[Rows from a dataset of charts and code]

+++

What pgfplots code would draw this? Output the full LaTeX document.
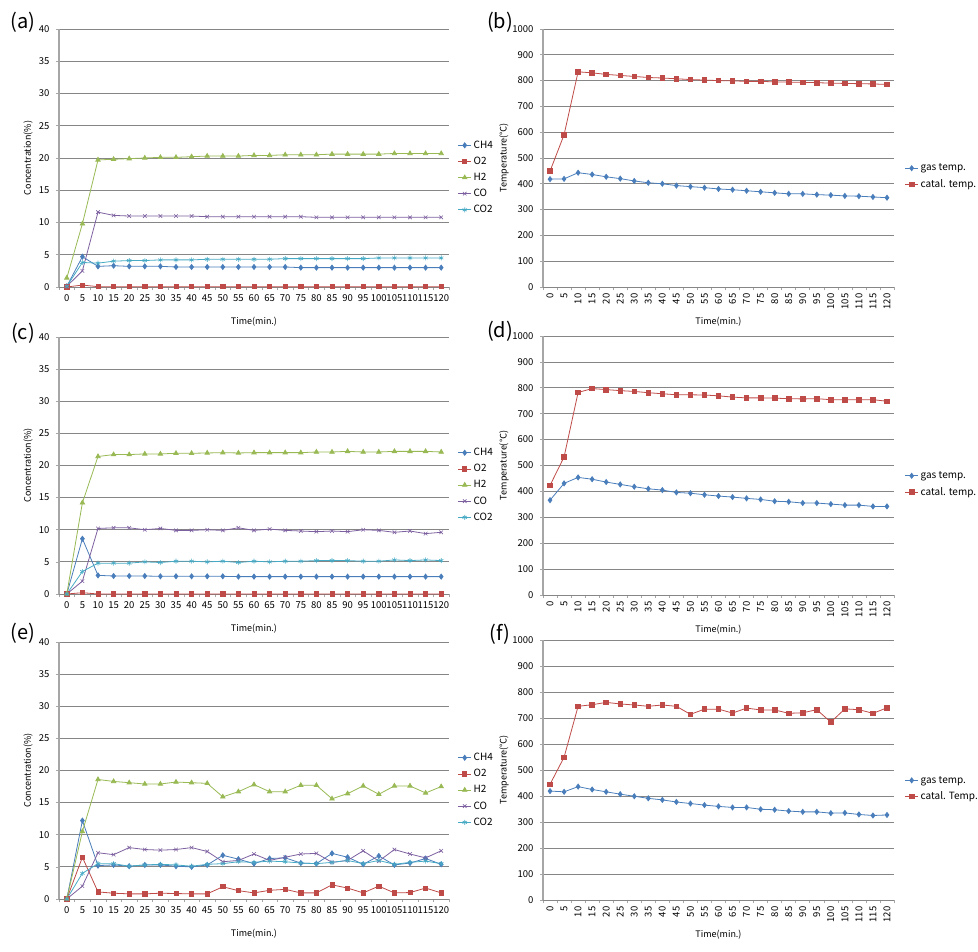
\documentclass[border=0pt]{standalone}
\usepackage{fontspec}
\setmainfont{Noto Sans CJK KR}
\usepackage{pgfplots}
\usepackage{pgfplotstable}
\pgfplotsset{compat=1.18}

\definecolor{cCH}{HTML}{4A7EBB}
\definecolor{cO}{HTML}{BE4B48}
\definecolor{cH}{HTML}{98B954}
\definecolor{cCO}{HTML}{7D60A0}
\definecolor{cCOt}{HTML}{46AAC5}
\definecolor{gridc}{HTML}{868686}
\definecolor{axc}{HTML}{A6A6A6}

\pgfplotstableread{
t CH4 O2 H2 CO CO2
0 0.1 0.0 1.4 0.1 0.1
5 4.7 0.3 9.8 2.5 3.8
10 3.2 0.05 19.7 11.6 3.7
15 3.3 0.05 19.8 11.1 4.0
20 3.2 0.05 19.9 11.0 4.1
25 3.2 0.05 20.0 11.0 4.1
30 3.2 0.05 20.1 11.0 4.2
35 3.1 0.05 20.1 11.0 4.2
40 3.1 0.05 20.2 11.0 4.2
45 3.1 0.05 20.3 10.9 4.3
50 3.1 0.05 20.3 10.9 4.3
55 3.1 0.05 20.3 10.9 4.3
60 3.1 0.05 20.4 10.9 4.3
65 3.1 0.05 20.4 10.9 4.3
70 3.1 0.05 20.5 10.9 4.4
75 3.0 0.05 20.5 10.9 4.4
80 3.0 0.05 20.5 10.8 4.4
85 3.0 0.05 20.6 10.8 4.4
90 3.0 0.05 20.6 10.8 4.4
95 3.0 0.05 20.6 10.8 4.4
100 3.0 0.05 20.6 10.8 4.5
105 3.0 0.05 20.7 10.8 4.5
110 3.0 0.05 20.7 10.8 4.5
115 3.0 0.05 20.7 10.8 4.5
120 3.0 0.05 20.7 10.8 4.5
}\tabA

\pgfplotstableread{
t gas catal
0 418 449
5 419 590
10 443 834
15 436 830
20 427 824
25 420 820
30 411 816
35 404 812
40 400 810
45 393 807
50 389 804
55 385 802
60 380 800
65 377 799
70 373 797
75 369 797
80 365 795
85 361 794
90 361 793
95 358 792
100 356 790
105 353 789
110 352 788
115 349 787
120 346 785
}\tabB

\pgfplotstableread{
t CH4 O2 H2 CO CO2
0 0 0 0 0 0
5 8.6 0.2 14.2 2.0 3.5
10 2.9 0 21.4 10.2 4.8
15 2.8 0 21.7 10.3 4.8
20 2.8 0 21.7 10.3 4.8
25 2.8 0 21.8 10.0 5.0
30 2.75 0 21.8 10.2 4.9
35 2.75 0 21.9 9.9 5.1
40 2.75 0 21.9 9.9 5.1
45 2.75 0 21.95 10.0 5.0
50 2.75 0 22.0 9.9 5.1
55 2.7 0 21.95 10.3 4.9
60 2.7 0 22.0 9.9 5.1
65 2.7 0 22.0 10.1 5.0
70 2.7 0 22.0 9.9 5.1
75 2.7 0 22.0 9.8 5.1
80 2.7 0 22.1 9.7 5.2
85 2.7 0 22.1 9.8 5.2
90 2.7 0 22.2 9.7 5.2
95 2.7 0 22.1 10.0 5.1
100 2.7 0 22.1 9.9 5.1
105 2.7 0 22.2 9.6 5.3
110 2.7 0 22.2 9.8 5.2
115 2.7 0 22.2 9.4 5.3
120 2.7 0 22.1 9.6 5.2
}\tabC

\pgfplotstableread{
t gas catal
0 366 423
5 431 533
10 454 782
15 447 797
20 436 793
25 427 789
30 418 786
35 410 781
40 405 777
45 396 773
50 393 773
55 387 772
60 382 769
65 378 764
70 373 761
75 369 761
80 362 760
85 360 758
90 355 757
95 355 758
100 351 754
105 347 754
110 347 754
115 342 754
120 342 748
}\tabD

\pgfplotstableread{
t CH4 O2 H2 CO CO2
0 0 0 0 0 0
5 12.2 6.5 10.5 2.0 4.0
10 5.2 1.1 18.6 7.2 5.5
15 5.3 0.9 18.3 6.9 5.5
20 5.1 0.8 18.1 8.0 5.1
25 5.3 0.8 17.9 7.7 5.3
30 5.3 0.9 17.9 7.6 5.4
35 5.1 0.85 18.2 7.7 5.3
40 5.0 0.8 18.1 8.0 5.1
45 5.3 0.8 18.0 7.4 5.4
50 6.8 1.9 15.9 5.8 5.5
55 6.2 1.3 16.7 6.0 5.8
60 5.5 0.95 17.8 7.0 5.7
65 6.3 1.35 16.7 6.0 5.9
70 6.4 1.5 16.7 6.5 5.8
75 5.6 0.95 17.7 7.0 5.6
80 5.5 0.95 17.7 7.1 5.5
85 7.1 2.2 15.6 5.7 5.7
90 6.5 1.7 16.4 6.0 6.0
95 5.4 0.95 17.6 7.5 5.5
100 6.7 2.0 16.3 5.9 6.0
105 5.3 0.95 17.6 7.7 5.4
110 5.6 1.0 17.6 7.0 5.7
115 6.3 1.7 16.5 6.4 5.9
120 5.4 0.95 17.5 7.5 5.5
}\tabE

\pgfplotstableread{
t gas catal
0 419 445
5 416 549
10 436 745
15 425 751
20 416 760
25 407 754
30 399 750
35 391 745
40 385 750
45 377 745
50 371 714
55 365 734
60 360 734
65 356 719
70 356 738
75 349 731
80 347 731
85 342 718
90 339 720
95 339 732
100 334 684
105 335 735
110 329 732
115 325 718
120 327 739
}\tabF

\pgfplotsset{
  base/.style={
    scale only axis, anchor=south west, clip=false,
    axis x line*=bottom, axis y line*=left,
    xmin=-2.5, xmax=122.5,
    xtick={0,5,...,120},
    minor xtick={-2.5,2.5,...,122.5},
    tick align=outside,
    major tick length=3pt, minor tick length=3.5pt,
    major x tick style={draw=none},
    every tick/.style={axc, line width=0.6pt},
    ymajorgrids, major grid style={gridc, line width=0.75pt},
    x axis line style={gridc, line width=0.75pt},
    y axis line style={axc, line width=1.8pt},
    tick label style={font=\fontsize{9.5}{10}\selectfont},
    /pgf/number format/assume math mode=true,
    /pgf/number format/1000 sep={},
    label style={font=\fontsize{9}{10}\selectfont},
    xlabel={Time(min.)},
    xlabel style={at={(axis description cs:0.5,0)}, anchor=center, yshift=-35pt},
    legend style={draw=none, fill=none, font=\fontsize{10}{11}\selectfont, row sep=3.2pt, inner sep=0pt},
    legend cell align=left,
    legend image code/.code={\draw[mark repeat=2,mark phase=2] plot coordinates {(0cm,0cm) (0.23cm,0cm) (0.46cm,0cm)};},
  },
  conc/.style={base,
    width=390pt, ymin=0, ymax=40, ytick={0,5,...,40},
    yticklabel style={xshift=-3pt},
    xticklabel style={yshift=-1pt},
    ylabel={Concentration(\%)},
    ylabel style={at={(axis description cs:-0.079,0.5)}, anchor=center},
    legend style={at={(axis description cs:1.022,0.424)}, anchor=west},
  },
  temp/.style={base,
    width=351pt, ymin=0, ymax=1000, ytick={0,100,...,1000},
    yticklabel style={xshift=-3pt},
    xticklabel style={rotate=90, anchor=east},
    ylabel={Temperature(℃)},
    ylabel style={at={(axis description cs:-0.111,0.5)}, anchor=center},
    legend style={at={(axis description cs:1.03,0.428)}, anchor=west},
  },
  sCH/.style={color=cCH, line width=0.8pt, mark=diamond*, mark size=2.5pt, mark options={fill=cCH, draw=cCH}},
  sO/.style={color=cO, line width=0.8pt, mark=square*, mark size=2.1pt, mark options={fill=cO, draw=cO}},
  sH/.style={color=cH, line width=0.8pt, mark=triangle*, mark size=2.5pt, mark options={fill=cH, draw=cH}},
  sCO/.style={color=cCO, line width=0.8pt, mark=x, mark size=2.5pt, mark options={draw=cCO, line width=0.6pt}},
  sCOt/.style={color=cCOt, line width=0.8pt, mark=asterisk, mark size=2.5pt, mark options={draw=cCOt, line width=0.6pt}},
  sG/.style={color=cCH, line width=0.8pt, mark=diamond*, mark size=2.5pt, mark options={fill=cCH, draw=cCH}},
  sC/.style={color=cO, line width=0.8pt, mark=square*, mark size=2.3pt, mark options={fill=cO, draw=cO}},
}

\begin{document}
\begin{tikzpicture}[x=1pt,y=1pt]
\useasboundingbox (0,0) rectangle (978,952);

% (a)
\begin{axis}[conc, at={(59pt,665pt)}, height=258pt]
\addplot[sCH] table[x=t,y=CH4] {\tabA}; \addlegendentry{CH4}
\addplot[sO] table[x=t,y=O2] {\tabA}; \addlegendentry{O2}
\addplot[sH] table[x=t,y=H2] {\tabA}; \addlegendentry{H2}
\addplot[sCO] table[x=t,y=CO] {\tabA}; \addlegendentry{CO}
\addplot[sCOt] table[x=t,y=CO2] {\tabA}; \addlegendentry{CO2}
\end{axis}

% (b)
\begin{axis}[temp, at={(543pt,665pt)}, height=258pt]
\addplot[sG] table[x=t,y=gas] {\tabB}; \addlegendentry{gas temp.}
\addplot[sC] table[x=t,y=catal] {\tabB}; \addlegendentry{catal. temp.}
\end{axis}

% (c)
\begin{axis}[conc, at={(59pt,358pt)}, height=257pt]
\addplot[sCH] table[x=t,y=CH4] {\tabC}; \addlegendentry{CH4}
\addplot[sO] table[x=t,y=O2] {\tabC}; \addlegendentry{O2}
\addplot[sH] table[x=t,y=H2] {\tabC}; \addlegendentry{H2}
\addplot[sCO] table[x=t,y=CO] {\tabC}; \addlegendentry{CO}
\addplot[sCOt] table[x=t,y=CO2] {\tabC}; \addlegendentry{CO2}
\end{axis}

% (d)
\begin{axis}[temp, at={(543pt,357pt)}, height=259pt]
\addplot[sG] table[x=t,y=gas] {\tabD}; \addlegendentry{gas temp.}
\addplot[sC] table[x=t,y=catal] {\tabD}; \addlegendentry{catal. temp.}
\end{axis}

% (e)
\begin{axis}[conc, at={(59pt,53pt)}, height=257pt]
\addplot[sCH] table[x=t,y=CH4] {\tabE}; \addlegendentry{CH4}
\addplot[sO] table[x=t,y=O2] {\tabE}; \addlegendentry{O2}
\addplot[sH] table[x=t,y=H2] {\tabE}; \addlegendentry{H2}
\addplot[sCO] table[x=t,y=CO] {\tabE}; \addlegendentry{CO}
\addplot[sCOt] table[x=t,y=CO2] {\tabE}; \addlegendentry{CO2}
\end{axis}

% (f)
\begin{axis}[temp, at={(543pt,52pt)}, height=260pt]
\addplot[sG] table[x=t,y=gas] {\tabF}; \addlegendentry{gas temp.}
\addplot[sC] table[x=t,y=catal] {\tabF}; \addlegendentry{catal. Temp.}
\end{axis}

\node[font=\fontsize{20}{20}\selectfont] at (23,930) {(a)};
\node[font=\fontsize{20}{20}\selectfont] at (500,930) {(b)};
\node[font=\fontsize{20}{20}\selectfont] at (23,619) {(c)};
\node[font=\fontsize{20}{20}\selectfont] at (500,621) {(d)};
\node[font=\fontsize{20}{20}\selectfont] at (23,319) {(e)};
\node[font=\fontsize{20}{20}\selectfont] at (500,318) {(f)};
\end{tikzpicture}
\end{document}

+++

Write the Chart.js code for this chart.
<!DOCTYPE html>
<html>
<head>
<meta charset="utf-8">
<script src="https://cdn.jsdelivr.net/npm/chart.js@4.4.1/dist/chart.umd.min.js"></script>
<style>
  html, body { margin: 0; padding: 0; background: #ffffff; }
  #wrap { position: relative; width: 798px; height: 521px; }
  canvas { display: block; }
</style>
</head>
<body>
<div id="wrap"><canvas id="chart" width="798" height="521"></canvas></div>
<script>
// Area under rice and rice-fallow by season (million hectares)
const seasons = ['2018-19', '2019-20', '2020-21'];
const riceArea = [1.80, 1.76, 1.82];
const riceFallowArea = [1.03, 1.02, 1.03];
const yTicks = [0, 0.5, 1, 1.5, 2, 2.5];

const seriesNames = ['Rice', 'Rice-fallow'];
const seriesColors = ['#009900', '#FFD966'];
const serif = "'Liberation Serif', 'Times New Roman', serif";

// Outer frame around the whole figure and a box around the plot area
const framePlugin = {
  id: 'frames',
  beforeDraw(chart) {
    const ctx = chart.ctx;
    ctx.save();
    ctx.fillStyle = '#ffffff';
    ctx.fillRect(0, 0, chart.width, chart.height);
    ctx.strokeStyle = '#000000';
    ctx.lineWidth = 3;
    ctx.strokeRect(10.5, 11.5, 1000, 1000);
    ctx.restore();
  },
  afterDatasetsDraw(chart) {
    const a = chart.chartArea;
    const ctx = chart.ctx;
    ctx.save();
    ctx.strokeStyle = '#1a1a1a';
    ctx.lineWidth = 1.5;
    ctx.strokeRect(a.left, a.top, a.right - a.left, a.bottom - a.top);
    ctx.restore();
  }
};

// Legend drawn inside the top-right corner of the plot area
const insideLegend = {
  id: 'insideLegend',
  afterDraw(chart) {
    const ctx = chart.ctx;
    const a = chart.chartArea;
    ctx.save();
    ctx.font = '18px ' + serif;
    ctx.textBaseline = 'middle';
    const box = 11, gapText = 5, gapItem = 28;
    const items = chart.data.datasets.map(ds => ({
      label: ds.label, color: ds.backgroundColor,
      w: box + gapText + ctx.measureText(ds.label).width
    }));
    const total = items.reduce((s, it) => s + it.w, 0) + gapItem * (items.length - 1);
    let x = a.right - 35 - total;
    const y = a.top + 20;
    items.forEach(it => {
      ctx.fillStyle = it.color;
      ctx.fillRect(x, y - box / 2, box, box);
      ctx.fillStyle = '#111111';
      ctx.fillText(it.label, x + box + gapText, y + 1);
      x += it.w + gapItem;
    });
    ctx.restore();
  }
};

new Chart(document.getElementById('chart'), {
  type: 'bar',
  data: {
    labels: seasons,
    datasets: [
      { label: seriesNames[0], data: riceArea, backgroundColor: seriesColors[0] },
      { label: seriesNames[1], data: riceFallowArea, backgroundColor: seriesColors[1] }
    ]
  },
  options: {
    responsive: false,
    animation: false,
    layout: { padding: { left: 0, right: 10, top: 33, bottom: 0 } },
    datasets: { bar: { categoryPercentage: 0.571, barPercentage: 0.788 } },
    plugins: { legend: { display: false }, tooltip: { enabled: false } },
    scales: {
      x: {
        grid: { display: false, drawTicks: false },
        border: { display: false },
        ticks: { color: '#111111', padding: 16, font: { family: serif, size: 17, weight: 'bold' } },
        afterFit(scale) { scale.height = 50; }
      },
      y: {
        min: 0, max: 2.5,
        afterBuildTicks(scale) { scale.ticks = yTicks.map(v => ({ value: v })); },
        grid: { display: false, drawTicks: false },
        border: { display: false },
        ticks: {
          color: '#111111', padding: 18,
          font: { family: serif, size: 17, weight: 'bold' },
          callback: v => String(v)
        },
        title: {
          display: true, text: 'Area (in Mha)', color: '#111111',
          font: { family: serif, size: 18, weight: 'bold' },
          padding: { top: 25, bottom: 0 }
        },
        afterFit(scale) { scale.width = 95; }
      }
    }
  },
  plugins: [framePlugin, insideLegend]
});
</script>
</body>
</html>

+++

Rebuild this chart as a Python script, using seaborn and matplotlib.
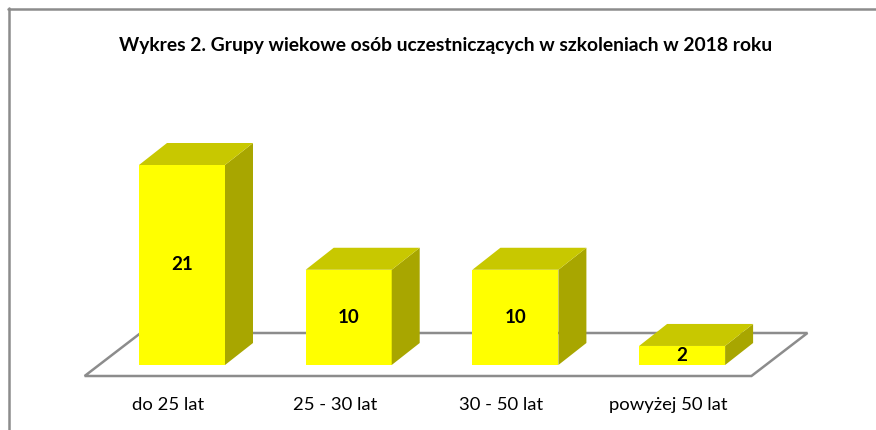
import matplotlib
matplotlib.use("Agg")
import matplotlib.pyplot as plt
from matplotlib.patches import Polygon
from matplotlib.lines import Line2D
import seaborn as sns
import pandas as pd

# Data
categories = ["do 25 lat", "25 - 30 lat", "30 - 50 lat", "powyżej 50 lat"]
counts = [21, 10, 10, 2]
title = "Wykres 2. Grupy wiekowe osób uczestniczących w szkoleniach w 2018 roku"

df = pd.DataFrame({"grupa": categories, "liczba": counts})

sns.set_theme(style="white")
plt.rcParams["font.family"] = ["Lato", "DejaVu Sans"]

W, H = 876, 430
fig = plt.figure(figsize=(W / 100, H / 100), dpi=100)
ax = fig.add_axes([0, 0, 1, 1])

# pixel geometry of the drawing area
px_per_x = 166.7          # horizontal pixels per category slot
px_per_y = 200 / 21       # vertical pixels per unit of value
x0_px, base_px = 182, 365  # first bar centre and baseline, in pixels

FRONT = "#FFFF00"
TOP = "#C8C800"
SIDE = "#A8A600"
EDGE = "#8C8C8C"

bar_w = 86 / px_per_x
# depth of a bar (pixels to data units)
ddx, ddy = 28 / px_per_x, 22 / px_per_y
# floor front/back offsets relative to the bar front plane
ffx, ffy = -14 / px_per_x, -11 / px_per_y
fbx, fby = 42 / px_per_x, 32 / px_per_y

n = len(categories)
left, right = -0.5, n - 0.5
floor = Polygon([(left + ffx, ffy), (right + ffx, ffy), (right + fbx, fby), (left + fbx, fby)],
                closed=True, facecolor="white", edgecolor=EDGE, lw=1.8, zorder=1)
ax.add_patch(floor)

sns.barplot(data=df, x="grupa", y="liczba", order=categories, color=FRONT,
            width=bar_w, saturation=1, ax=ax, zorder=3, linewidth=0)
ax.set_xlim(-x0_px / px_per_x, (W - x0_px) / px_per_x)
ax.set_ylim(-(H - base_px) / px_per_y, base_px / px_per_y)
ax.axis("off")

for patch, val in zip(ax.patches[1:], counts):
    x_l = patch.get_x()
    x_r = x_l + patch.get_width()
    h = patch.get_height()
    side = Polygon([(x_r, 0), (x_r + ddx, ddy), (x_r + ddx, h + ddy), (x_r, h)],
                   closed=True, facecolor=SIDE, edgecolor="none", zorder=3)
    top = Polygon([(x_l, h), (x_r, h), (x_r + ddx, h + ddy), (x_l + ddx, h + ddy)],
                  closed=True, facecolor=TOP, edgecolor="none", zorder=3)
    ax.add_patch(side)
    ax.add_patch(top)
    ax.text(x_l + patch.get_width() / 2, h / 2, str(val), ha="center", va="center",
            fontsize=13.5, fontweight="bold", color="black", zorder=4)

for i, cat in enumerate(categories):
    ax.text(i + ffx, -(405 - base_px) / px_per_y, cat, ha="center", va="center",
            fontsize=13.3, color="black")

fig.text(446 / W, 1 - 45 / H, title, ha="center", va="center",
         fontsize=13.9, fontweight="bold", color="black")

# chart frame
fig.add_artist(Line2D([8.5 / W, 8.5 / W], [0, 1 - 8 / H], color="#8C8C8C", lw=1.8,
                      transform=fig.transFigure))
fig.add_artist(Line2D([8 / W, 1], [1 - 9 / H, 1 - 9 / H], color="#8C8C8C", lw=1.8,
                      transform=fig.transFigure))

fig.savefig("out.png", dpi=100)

+++

**Aim**
Write out exactly the lines running from the line containing "Write the Chart.js code for this chart." to the line containing "Serif', 'Times New", with both of those lines included.

**Problem solution**
Write the Chart.js code for this chart.
<!DOCTYPE html>
<html>
<head>
<meta charset="utf-8">
<script src="https://cdn.jsdelivr.net/npm/chart.js@4.4.1/dist/chart.umd.min.js"></script>
<style>
  html, body { margin: 0; padding: 0; background: #ffffff; }
  #wrap { position: relative; width: 798px; height: 521px; }
  canvas { display: block; }
</style>
</head>
<body>
<div id="wrap"><canvas id="chart" width="798" height="521"></canvas></div>
<script>
// Area under rice and rice-fallow by season (million hectares)
const seasons = ['2018-19', '2019-20', '2020-21'];
const riceArea = [1.80, 1.76, 1.82];
const riceFallowArea = [1.03, 1.02, 1.03];
const yTicks = [0, 0.5, 1, 1.5, 2, 2.5];

const seriesNames = ['Rice', 'Rice-fallow'];
const seriesColors = ['#009900', '#FFD966'];
const serif = "'Liberation Serif', 'Times New Roman', serif";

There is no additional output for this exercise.